The PF, with a haughty leadership and mostly stuck-up followers, suffered a humiliating defeat at presidential level, in the August 12 polls. Mweetwa said as a way of maintaining people’s support, the UPND government has low-hanging fruits by way of curtailing political violence and that such has already begun to happen.
“Everyone is free in Zambia now – free at last. [We’ll] end political cadreism – cadres storming ZNBC, ministries, cadres poking police officers,” he promised. “[We are also] ending political impunity – people speaking as though they were not elected. ‘We shall be here until 2050.’ [But] I’m here to say [that] UPND is here up to 2026, and dependent on how we behave, how we deliver [and] how we use this mandate, the people of Zambia have the right to remove us in 2026. So, what we shall do depends on the will of the people to decide to give us another mandate.”
Mweetwa added that the presidency of Hichilema is a departure point, from the rooted confusion that headlined Zambia under PF regime. “You can see the freedom which is reigning in the country. You can put on PF, UPND regalia and go anywhere. A radio station now can be able to interview anyone. No one is coming to shutdown…No DC (district commissioner) is going to come and say ‘what are you doing?’” Mweetwa explained. He noted that those who were coming to serve with President Hichilema must be leaders and not bootlickers.
“And leaders will know that our leader has to be helped by making the right choices and decisions, in order that his legacy should be enduring on the promises he made to the people of this country – the basis upon which the people gave him a landmark vote,” Mweetwa said. “I’m here to commit, as spokesperson of the UPND, [that] the media will have their space. We do recognise that the media is the fourth estate in any functioning democracy.”
He further said “the moment you begin to trample on media freedoms, then you get it wrong, like it has happened in the past five years.” “You close down the views of the people, you shut-down the voices of the people [and] you can’t hear what the people are saying. You only hear it through the ballot and by that time you are out. We don’t want to go that route,” Mweetwa said.
“The President-elect has a vision for the media. He is a businessman. He has a mission for the media. He wants to transform the way the media operates in this country…” Mweetwa indicated that the UPND remained relevant in the opposition for 23 years because of honest and sincerity.
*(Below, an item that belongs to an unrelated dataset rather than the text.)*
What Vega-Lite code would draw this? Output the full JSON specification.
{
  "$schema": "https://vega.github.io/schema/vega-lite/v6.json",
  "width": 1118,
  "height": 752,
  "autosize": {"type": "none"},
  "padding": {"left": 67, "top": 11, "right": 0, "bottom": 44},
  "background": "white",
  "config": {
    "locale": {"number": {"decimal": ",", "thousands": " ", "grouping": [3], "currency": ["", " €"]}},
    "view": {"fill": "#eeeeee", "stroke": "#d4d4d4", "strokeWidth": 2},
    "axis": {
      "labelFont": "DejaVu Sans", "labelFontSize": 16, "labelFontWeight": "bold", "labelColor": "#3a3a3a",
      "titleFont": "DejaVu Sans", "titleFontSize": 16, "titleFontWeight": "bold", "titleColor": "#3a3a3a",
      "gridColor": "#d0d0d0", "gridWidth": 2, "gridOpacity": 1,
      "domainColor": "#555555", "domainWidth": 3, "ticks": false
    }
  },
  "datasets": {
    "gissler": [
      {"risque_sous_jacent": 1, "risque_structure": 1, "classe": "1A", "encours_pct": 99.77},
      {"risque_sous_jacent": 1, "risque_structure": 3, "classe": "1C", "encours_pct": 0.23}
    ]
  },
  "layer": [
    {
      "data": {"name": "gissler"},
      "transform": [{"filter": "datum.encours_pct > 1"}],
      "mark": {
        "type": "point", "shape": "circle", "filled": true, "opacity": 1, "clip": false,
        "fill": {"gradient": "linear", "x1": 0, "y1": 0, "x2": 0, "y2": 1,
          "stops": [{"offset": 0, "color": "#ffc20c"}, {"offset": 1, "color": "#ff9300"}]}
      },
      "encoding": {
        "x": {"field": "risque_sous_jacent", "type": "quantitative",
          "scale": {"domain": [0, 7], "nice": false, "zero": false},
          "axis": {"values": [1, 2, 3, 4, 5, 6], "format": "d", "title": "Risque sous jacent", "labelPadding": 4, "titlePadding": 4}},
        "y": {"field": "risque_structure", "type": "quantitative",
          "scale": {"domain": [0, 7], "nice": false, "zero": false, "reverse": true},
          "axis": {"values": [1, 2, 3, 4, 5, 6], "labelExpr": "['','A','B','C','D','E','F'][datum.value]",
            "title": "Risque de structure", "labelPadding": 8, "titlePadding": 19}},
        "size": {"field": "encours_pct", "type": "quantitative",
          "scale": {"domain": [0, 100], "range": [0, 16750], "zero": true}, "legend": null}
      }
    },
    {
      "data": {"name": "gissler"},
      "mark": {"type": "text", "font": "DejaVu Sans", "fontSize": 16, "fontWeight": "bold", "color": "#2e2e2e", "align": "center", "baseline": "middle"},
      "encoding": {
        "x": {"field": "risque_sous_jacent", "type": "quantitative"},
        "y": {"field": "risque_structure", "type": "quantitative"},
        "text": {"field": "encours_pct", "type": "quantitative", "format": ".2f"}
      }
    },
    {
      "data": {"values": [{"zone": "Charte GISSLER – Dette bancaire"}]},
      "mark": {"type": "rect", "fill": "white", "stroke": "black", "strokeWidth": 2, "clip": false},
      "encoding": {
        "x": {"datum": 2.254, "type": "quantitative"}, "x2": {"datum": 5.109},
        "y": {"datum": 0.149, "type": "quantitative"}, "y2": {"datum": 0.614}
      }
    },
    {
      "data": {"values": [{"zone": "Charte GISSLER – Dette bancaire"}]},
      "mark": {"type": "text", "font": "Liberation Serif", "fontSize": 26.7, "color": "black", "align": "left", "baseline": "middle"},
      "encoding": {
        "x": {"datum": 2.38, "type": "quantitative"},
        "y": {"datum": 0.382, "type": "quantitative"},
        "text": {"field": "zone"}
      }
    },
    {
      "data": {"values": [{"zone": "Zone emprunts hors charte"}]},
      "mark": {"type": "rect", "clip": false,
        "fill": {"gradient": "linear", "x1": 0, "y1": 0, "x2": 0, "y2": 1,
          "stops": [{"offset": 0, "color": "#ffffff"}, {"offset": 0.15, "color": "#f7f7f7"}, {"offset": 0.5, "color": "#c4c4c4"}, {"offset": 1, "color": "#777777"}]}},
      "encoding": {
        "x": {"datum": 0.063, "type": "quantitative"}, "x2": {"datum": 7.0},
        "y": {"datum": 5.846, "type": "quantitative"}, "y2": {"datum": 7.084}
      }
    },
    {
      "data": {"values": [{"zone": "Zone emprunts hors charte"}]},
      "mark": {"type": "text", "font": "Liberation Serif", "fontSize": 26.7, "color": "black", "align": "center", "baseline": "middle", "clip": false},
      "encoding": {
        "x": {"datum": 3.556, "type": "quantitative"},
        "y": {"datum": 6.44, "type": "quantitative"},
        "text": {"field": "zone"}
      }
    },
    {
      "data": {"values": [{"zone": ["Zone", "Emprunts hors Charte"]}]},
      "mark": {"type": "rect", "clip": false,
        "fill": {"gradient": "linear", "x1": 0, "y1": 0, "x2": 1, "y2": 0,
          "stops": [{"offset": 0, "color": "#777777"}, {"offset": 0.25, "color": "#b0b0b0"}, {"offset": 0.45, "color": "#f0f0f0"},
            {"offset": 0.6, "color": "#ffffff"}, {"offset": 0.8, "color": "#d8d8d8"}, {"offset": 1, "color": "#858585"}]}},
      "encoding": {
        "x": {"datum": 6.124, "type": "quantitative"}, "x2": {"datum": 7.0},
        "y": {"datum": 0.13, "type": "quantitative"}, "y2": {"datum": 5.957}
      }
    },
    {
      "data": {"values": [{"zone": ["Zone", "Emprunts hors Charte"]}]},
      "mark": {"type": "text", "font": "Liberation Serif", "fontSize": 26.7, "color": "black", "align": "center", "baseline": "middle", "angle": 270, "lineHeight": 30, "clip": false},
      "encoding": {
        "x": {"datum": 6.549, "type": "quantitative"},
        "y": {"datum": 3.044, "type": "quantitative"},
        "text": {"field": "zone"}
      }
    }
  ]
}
“It’s because of standing for truth and not appeasement. I don’t think that HH will change. If he does change, the people of Zambia will also change – they will stop supporting him and remove him from office,” he explained, adding that the international community is overjoyed with the election of Hichilema as the Republican President. “[It’s] joy at last. The international community is even taking Zambia as a case study to say ‘there is a government that was heavy-handed, oppressing citizens, abusing police to stifle freedoms of people.’ If you did an opinion poll in the international community, people thought that government would not change in Zambia because it was a brutal government. They are wondering ‘how have you managed as Zambia?’ Zambia has managed it because we don’t have a tradition of having a leadership coming through the bullet [but] we always have a leadership coming through the ballot.”
He pointed out that as Hichilema gets sworn-in today, he should carry on from where he has already begun as the President-elect. “Number one expectation of the people of Zambia is the economy – the issue of debt, the issue of the kwacha-dollar relationship,” Mweetwa said. “For the first time in Zambia’s history, Brentwood institutions – the IMF, the World Bank, are sending representatives to come and be part of the inauguration of Zambia’s Seventh President, HH. That is happening for the first time!”
He emphasised that the business and market industry has confidence in Hichilema. “I don’t want to be overarching about it – the leadership will have to be sober and humble about it. We have to harness this goodwill and use it to the benefit of the people of this country,” he noted.
Around Zambia’s debt, Mweetwa said: “we are coming in to do a forensic audit, to create integrity of numbers – to find out whether what we have been told over the years that Zambia owes is really what we owe.”